• Exercise task
Read the listing below and copy out every line that holds "Reproduce".

• Records for this exercise
________________________

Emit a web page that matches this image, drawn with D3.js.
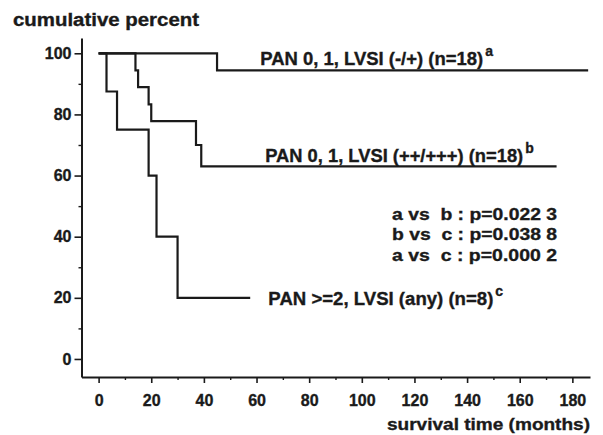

________________________

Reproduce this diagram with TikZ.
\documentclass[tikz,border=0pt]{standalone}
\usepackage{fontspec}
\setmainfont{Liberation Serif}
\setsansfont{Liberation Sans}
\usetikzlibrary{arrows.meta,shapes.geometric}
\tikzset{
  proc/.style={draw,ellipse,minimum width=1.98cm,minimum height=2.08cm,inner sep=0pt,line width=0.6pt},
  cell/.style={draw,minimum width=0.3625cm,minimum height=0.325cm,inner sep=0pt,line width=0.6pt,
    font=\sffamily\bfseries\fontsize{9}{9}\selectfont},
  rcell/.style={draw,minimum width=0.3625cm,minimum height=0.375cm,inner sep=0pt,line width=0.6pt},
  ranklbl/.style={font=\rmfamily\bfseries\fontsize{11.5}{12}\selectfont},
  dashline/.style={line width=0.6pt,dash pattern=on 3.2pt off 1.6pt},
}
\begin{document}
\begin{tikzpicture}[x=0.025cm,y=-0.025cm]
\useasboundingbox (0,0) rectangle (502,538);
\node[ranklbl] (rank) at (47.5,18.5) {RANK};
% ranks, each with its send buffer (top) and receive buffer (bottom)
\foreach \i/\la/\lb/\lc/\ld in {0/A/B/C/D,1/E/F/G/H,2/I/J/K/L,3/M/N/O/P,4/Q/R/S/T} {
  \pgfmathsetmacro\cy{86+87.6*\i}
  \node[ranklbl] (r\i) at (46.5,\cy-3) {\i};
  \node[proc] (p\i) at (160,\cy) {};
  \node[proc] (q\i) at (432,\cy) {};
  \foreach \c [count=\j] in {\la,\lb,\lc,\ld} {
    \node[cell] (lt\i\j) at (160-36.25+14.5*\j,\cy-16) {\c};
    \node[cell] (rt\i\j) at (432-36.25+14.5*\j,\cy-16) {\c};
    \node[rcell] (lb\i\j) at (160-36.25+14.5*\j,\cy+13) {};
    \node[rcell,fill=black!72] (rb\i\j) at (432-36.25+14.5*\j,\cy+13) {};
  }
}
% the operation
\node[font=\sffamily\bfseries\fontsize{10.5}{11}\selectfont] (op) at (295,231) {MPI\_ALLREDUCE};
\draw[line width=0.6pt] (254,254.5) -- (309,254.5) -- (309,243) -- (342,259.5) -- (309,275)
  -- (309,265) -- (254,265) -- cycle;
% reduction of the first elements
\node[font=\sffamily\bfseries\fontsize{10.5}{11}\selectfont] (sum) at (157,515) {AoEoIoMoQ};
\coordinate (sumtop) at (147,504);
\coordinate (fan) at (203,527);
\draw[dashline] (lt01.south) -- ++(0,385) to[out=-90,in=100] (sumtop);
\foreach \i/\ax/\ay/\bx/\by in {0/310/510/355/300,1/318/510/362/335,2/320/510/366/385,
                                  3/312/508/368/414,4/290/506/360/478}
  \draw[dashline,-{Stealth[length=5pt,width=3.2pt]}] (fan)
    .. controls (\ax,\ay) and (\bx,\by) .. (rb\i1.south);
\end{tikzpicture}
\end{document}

________________________

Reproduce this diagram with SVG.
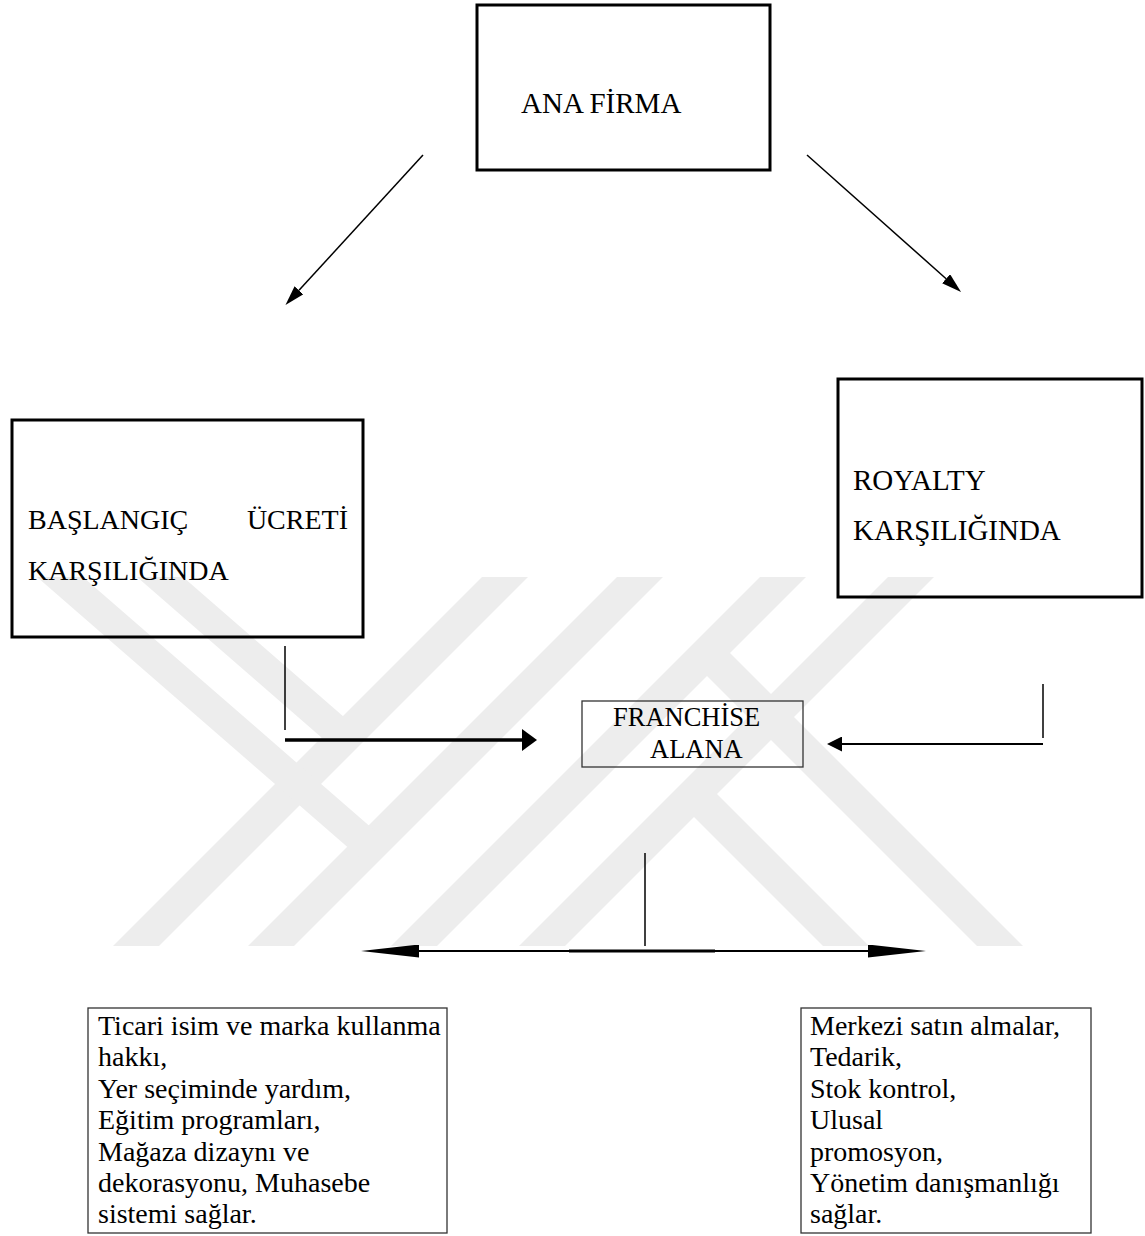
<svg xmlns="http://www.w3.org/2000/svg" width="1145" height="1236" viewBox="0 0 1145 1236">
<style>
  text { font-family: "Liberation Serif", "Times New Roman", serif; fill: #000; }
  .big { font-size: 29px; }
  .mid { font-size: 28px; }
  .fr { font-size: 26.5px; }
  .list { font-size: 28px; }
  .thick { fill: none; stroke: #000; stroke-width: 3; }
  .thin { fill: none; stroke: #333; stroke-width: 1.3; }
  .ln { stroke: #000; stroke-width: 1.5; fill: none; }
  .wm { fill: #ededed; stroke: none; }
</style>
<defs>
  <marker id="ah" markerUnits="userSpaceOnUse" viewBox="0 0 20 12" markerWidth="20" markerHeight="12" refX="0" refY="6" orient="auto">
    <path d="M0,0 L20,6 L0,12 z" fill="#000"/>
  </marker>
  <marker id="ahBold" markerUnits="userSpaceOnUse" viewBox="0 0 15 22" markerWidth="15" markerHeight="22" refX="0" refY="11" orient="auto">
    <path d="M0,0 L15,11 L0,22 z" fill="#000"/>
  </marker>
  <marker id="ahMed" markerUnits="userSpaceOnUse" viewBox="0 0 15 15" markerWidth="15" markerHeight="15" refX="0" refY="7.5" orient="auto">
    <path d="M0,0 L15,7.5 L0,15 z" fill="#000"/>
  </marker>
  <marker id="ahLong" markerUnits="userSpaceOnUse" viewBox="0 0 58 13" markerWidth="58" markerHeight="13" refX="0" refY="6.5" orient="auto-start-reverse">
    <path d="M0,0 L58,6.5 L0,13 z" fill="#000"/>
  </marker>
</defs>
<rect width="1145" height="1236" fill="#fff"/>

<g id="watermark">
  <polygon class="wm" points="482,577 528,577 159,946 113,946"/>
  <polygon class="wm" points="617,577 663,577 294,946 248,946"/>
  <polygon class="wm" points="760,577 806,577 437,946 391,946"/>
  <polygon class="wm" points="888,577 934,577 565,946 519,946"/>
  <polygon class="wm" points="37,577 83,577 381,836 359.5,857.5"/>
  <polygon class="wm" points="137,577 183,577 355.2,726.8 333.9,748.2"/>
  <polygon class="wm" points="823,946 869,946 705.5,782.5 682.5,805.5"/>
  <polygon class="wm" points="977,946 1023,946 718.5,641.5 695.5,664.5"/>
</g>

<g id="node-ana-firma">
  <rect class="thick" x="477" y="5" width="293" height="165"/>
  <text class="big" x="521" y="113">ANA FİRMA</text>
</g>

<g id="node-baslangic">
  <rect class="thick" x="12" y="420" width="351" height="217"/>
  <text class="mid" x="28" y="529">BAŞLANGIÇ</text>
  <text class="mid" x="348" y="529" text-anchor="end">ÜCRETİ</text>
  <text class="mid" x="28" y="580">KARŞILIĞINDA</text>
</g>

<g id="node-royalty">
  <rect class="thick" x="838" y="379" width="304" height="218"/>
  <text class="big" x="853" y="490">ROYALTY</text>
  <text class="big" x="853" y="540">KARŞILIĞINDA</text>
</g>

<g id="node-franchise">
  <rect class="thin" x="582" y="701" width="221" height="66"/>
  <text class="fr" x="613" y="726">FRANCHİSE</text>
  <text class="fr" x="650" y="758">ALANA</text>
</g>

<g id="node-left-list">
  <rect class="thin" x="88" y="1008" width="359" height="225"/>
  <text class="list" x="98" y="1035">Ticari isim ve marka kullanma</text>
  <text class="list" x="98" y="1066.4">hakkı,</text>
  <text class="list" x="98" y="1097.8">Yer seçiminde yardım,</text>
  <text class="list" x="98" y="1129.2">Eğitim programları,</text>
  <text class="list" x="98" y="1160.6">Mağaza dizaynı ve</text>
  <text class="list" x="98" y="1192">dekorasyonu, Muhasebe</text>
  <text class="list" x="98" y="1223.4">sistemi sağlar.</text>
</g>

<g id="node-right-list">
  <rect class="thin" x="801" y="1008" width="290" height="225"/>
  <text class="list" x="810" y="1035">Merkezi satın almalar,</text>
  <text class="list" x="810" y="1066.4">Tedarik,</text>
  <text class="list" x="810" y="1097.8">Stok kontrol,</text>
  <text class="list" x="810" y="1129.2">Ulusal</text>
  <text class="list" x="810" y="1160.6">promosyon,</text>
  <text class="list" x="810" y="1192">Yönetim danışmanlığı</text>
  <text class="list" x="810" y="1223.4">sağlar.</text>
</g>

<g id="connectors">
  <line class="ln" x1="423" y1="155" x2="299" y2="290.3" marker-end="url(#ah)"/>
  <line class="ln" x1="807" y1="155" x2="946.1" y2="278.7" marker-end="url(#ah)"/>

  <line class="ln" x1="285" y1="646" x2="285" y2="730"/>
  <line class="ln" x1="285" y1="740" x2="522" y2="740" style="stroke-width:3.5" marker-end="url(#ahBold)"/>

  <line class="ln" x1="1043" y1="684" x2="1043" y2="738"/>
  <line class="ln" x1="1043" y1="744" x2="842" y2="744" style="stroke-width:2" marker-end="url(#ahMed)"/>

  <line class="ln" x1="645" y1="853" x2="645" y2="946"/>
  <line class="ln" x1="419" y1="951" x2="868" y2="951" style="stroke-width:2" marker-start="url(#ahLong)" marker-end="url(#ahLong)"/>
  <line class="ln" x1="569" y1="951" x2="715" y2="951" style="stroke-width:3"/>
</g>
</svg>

________________________

• Finished task
Reproduce this diagram with TikZ.
Reproduce this diagram with SVG.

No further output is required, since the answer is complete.